▶ _EXERCISE AIM_
Check every line below for the string "chart", and copy the lines that contain it.

▶ _STORED DATA_
◆ ◆ ◆ ◆ ◆ ◆ ◆

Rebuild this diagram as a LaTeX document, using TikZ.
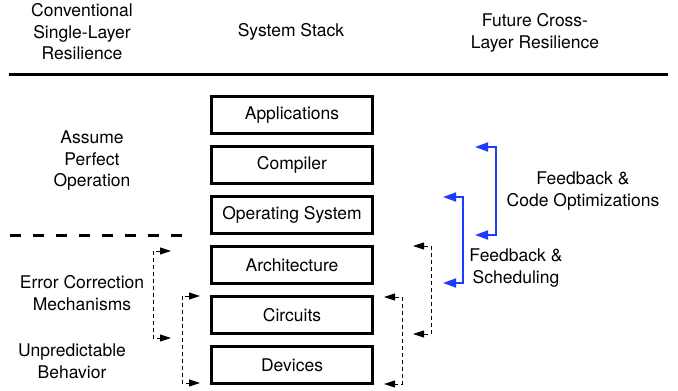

◆ ◆ ◆ ◆ ◆ ◆ ◆

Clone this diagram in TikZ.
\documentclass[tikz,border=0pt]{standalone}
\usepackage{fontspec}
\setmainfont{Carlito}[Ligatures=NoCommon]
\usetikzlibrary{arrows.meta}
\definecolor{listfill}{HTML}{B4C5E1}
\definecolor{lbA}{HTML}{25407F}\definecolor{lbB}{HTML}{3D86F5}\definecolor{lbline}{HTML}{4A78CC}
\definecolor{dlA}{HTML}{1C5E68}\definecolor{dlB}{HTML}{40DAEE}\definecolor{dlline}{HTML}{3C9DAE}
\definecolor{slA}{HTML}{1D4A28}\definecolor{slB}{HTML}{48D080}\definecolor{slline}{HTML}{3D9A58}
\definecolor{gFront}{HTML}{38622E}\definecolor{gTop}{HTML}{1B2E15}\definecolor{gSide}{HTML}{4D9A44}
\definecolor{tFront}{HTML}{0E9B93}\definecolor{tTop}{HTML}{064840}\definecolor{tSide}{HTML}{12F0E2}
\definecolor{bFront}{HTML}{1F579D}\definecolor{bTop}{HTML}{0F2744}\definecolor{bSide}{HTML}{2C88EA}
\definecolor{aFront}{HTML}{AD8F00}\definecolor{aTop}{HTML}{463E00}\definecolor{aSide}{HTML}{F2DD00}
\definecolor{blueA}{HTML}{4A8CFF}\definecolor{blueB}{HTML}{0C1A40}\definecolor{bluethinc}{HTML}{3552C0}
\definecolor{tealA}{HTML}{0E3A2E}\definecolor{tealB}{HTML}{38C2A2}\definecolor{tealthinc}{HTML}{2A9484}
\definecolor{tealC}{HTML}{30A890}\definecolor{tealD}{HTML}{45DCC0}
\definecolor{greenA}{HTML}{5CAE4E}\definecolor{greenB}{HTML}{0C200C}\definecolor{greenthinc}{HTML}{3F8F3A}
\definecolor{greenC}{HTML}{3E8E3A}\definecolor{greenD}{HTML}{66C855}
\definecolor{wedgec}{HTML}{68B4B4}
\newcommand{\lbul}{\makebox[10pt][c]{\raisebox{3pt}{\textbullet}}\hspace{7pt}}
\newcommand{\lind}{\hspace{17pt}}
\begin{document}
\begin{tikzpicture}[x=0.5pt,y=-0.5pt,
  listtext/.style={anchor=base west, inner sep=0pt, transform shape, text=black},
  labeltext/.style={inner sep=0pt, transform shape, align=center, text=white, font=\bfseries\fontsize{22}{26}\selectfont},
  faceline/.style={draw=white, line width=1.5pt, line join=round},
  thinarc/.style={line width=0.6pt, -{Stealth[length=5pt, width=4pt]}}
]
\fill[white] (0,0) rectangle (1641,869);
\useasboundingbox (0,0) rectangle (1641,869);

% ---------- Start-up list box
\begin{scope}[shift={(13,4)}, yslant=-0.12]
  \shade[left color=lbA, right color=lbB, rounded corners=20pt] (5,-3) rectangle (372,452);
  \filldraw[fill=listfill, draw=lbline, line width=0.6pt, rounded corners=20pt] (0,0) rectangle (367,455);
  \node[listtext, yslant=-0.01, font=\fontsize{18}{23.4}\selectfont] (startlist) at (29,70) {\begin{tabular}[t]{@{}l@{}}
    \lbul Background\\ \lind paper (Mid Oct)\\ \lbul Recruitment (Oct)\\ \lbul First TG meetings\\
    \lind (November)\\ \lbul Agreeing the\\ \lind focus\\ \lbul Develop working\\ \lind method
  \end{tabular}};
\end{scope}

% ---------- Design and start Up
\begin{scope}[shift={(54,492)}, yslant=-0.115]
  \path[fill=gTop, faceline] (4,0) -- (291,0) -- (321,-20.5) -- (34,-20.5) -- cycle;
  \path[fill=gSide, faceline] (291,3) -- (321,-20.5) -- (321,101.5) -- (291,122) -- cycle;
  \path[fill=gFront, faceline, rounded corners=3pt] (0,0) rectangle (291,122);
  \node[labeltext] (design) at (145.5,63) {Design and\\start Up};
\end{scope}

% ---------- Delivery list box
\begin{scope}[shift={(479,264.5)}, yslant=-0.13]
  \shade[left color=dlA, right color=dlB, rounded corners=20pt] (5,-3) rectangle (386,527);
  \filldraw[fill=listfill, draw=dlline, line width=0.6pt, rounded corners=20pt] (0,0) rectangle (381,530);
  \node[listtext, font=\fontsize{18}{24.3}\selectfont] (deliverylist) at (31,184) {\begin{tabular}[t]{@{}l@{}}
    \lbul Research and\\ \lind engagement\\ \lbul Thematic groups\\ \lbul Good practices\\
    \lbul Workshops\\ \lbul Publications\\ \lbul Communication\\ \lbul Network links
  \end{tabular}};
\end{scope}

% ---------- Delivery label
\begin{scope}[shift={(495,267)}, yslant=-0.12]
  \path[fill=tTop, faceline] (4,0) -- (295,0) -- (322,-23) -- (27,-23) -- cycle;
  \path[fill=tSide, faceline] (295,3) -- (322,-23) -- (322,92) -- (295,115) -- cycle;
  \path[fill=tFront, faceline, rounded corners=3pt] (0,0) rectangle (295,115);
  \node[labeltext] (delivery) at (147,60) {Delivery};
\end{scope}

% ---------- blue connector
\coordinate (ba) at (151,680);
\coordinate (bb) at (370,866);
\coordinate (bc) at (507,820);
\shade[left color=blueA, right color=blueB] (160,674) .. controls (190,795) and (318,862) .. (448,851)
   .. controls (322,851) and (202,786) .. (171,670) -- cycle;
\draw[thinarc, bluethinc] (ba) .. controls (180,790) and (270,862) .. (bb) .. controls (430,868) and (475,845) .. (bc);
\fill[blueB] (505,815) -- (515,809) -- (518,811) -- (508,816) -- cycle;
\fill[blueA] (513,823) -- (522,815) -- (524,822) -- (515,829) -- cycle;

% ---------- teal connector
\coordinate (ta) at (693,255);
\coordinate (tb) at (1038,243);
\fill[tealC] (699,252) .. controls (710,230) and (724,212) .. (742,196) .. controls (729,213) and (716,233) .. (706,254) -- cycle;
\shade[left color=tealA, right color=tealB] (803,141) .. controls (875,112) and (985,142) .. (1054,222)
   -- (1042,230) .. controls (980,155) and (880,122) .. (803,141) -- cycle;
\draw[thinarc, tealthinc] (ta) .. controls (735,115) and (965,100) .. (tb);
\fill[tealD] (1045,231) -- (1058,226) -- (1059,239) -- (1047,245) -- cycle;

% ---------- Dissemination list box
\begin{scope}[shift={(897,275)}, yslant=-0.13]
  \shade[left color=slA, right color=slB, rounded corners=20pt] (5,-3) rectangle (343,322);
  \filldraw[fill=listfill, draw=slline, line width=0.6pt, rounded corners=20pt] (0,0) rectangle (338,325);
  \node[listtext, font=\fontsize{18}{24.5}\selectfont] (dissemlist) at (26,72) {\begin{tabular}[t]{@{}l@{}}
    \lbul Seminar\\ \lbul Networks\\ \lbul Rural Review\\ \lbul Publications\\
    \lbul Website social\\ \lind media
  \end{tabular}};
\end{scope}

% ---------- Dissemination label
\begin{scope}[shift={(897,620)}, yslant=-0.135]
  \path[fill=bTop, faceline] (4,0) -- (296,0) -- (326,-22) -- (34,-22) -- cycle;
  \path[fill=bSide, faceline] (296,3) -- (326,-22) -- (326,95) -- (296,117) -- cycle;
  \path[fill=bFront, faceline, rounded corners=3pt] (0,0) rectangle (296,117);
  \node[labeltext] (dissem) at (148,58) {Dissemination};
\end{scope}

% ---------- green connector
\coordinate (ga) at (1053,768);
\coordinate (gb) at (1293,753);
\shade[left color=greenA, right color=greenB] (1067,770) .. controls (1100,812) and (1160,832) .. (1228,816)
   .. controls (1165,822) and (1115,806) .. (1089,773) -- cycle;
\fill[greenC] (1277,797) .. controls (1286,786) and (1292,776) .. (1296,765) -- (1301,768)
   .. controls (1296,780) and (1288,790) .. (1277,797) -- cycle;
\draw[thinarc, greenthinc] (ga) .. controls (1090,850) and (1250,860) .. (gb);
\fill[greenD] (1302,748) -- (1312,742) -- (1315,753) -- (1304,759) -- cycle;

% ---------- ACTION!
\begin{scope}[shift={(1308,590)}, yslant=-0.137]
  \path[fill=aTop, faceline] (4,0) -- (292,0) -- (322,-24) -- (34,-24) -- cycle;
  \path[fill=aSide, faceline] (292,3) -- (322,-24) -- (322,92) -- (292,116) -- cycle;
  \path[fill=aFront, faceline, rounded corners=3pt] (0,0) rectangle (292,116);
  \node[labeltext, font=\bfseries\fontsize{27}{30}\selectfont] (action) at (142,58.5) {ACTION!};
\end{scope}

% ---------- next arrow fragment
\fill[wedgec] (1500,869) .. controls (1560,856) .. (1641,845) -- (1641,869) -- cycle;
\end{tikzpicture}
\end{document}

◆ ◆ ◆ ◆ ◆ ◆ ◆

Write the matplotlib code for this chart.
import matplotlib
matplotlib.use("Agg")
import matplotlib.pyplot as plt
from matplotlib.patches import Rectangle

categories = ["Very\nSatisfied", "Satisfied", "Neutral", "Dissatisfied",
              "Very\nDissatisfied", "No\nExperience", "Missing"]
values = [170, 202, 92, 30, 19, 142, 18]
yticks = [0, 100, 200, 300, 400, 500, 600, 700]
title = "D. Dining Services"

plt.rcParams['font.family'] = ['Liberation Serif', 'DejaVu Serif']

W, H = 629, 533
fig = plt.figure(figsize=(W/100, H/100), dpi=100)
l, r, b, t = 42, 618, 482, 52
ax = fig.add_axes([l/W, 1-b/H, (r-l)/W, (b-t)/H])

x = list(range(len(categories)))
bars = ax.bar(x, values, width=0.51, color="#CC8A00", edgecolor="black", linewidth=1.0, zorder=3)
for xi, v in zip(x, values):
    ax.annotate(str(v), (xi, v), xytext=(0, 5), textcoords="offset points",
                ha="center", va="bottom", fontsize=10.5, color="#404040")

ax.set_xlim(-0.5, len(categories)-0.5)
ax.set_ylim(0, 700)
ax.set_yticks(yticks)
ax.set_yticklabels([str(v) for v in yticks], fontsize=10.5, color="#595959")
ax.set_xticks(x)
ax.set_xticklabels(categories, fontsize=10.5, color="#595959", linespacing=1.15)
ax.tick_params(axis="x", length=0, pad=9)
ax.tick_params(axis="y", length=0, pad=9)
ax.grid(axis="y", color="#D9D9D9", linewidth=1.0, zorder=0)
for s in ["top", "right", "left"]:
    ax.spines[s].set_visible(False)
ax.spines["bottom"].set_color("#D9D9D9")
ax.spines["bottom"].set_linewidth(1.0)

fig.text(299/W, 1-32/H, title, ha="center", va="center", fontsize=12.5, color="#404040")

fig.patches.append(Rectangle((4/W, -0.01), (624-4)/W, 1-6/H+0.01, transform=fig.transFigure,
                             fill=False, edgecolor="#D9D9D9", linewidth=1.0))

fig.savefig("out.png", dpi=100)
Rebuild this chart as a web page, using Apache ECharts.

◆ ◆ ◆ ◆ ◆ ◆ ◆

▶ _RESPONSE_
Write the matplotlib code for this chart.
Rebuild this chart as a web page, using Apache ECharts.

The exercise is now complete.